Don’t expect Garcia to slow down anytime soon! Prof. Betül Kaçar’s team was recently selected as one of eight teams by the NASA Astrobiology Program to inaugurate its selection in ancient enzymes. The goal of the project is to understand the factors that influence life to use particular metals, and whether this can help us understand the evolution of life’s basic chemical requirements in the universe. You can follow the Kaçar team’s project, called Metal Utilization and Selection across Eons (MUSE) here.
I asked Garcia what the Galileo Postdoc Scholar award means to her and she expressed her gratitude for this award. “A postdoc is a time in a career where you feel transient, so it’s easy to feel isolated in a sense. This award helps me feel like a part of the University of Arizona community and encourages dedication to my research. It was really nice to receive this! It makes me excited to keep engaging with the university.”
While working in on her research in the lab keeps her busy, Garcia is also a prolific author and has eight publications, several in prep for in high impact journals.

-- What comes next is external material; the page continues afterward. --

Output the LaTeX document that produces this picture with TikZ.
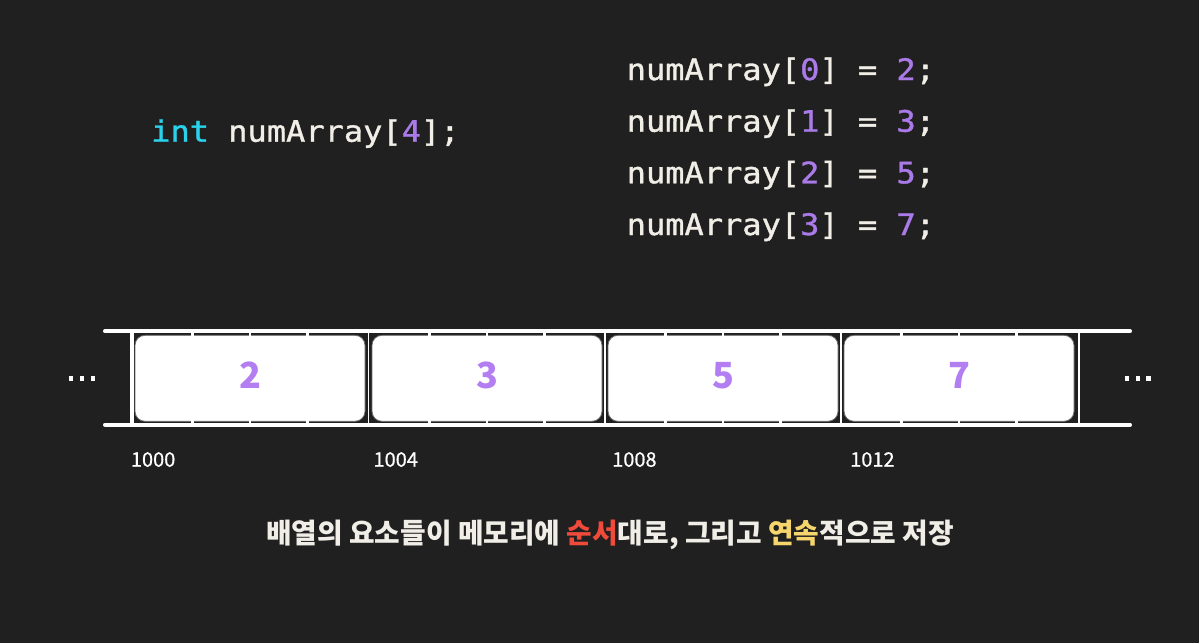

Remarkably, she first-authored a paper in Proceedings of the National Academy of Sciences (PNAS) “Reconstructed ancestral enzymes suggest long-term cooling of Earth’s photic zone since the Archean” which is a perfect example and testament to the innovation and power of her work. She also contributed to or first-authored three recent articles in ChemBioChem, Geobiology, and Free Radical Biology and Medicine. She is currently leading a paper under review, and has another in the pipeline focused on the origins of nitrogen-fixing enzymes. Find Dr. Garcia’s published work list here. (link to mcb page) Additionally, Garcia is a role model for many other early-career scientists at the Kacar Lab and the UA Astrobiology Core, and was recently featured by the Geological Society of America.
Congratulations Dr. Garcia; we are so glad you chose the University of Arizona, College of Science and MCB department to continue your research and we look forward to following you in your many endeavors!